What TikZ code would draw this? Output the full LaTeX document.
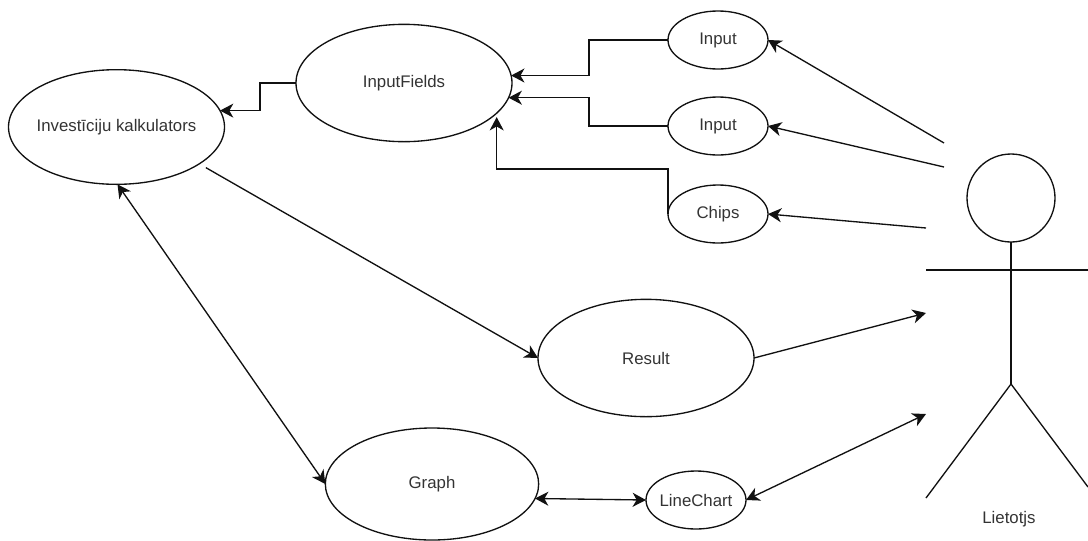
\documentclass[tikz,border=0pt]{standalone}
\usepackage{fontspec}
\setmainfont{Liberation Sans}
\usetikzlibrary{shapes.geometric,arrows.meta}
\definecolor{txt}{HTML}{333333}
\definecolor{ln}{HTML}{111111}
\newcommand{\ucText}[1]{\makebox[0pt][c]{\raisebox{-1pt}{#1}}}
\tikzset{
  uc/.style={ellipse,draw=ln,line width=1pt,inner sep=0pt,outer sep=0pt,text=txt,font=\fontsize{12.6}{15}\selectfont},
  lbl/.style={text=txt,inner sep=0pt,font=\fontsize{12.6}{15}\selectfont},
  head/.style={-{Stealth[length=10pt,width=10.5pt,inset=3pt]}},
  both/.style={{Stealth[length=10pt,width=10.5pt,inset=3pt]}-{Stealth[length=10pt,width=10.5pt,inset=3pt]}},
  wire/.style={draw=ln,line width=1pt},
  big/.style={uc,minimum width=162pt,minimum height=88pt},
  small/.style={uc,minimum width=75pt,minimum height=43.5pt},
}
\begin{document}
\begin{tikzpicture}[x=0.75pt,y=-0.75pt]
\useasboundingbox (0,0) rectangle (1088,540);
\node[big,minimum height=86pt] (inv) at (116.5,127) {\ucText{Investīciju kalkulators}};
\node[big] (fields) at (404,83) {\ucText{InputFields}};
\node[big] (result) at (646,358) {\ucText{Result}};
\node[big,minimum width=160pt,minimum height=84pt] (graph) at (432,484) {\ucText{Graph}};
\node[small] (in1) at (718,40) {\ucText{Input}};
\node[small] (in2) at (718,126) {\ucText{Input}};
\node[small] (chips) at (718,214) {\ucText{Chips}};
\node[small] (chart) at (696,500) {\ucText{LineChart}};
% actor
\node[circle,wire,minimum size=66pt,inner sep=0pt,outer sep=0pt] (actorhead) at (1011,198) {};
\coordinate (neck) at (1011,384);
\coordinate (armL) at (926,270);
\coordinate (armR) at (1088,270);
\coordinate (legL) at (926,498);
\coordinate (legR) at (1088,487);
\draw[wire] (actorhead.south) -- (neck);
\draw[wire] (armL) -- (armR);
\draw[wire] (legL) -- (neck) -- (legR);
\node[lbl] (actorlabel) at (1009,519) {Lietotjs};
% free ends
\coordinate (u1) at (944,143);
\coordinate (u2) at (944,167);
\coordinate (u3) at (926,228);
\coordinate (u4) at (926,313);
\coordinate (u5) at (926,414);
% connectors
\draw[wire,head] (u1) -- (in1.east);
\draw[wire,head] (u2) -- (in2.east);
\draw[wire,head] (u3) -- (chips.east);
\draw[wire,head] (result.east) -- (u4);
\draw[wire,both] (chart.east) -- (u5);
\draw[wire,both] (graph.-8) -- (chart.west);
\draw[wire,both] (inv.-89) -- (graph.west);
\draw[wire,head,shorten <=5.7pt] (inv.-24) -- (result.west);
\draw[wire,head] (fields.west) -- ++(-36,0) |- (inv.9);
\draw[wire,head] (in1.west) -- ++(-79,0) |- (fields.4);
\draw[wire,head] (in2.west) -- ++(-79,0) |- (fields.-8.4);
\draw[wire,head,shorten >=3pt] (chips.west) -- ++(0,-45) -| (fields.-18.6);
\end{tikzpicture}
\end{document}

What needs to be done ::
Transcribe all of the material exactly, leaving out whatever pictures it contains.

Solution to this problem ::
What TikZ code would draw this? Output the full LaTeX document.
\documentclass[tikz,border=0pt]{standalone}
\usepackage{fontspec}
\setmainfont{Liberation Sans}
\usetikzlibrary{shapes.geometric,arrows.meta}
\definecolor{txt}{HTML}{333333}
\definecolor{ln}{HTML}{111111}
\newcommand{\ucText}[1]{\makebox[0pt][c]{\raisebox{-1pt}{#1}}}
\tikzset{
  uc/.style={ellipse,draw=ln,line width=1pt,inner sep=0pt,outer sep=0pt,text=txt,font=\fontsize{12.6}{15}\selectfont},
  lbl/.style={text=txt,inner sep=0pt,font=\fontsize{12.6}{15}\selectfont},
  head/.style={-{Stealth[length=10pt,width=10.5pt,inset=3pt]}},
  both/.style={{Stealth[length=10pt,width=10.5pt,inset=3pt]}-{Stealth[length=10pt,width=10.5pt,inset=3pt]}},
  wire/.style={draw=ln,line width=1pt},
  big/.style={uc,minimum width=162pt,minimum height=88pt},
  small/.style={uc,minimum width=75pt,minimum height=43.5pt},
}
\begin{document}
\begin{tikzpicture}[x=0.75pt,y=-0.75pt]
\useasboundingbox (0,0) rectangle (1088,540);
\node[big,minimum height=86pt] (inv) at (116.5,127) {\ucText{Investīciju kalkulators}};
\node[big] (fields) at (404,83) {\ucText{InputFields}};
\node[big] (result) at (646,358) {\ucText{Result}};
\node[big,minimum width=160pt,minimum height=84pt] (graph) at (432,484) {\ucText{Graph}};
\node[small] (in1) at (718,40) {\ucText{Input}};
\node[small] (in2) at (718,126) {\ucText{Input}};
\node[small] (chips) at (718,214) {\ucText{Chips}};
\node[small] (chart) at (696,500) {\ucText{LineChart}};
% actor
\node[circle,wire,minimum size=66pt,inner sep=0pt,outer sep=0pt] (actorhead) at (1011,198) {};
\coordinate (neck) at (1011,384);
\coordinate (armL) at (926,270);
\coordinate (armR) at (1088,270);
\coordinate (legL) at (926,498);
\coordinate (legR) at (1088,487);
\draw[wire] (actorhead.south) -- (neck);
\draw[wire] (armL) -- (armR);
\draw[wire] (legL) -- (neck) -- (legR);
\node[lbl] (actorlabel) at (1009,519) {Lietotjs};
% free ends
\coordinate (u1) at (944,143);
\coordinate (u2) at (944,167);
\coordinate (u3) at (926,228);
\coordinate (u4) at (926,313);
\coordinate (u5) at (926,414);
% connectors
\draw[wire,head] (u1) -- (in1.east);
\draw[wire,head] (u2) -- (in2.east);
\draw[wire,head] (u3) -- (chips.east);
\draw[wire,head] (result.east) -- (u4);
\draw[wire,both] (chart.east) -- (u5);
\draw[wire,both] (graph.-8) -- (chart.west);
\draw[wire,both] (inv.-89) -- (graph.west);
\draw[wire,head,shorten <=5.7pt] (inv.-24) -- (result.west);
\draw[wire,head] (fields.west) -- ++(-36,0) |- (inv.9);
\draw[wire,head] (in1.west) -- ++(-79,0) |- (fields.4);
\draw[wire,head] (in2.west) -- ++(-79,0) |- (fields.-8.4);
\draw[wire,head,shorten >=3pt] (chips.west) -- ++(0,-45) -| (fields.-18.6);
\end{tikzpicture}
\end{document}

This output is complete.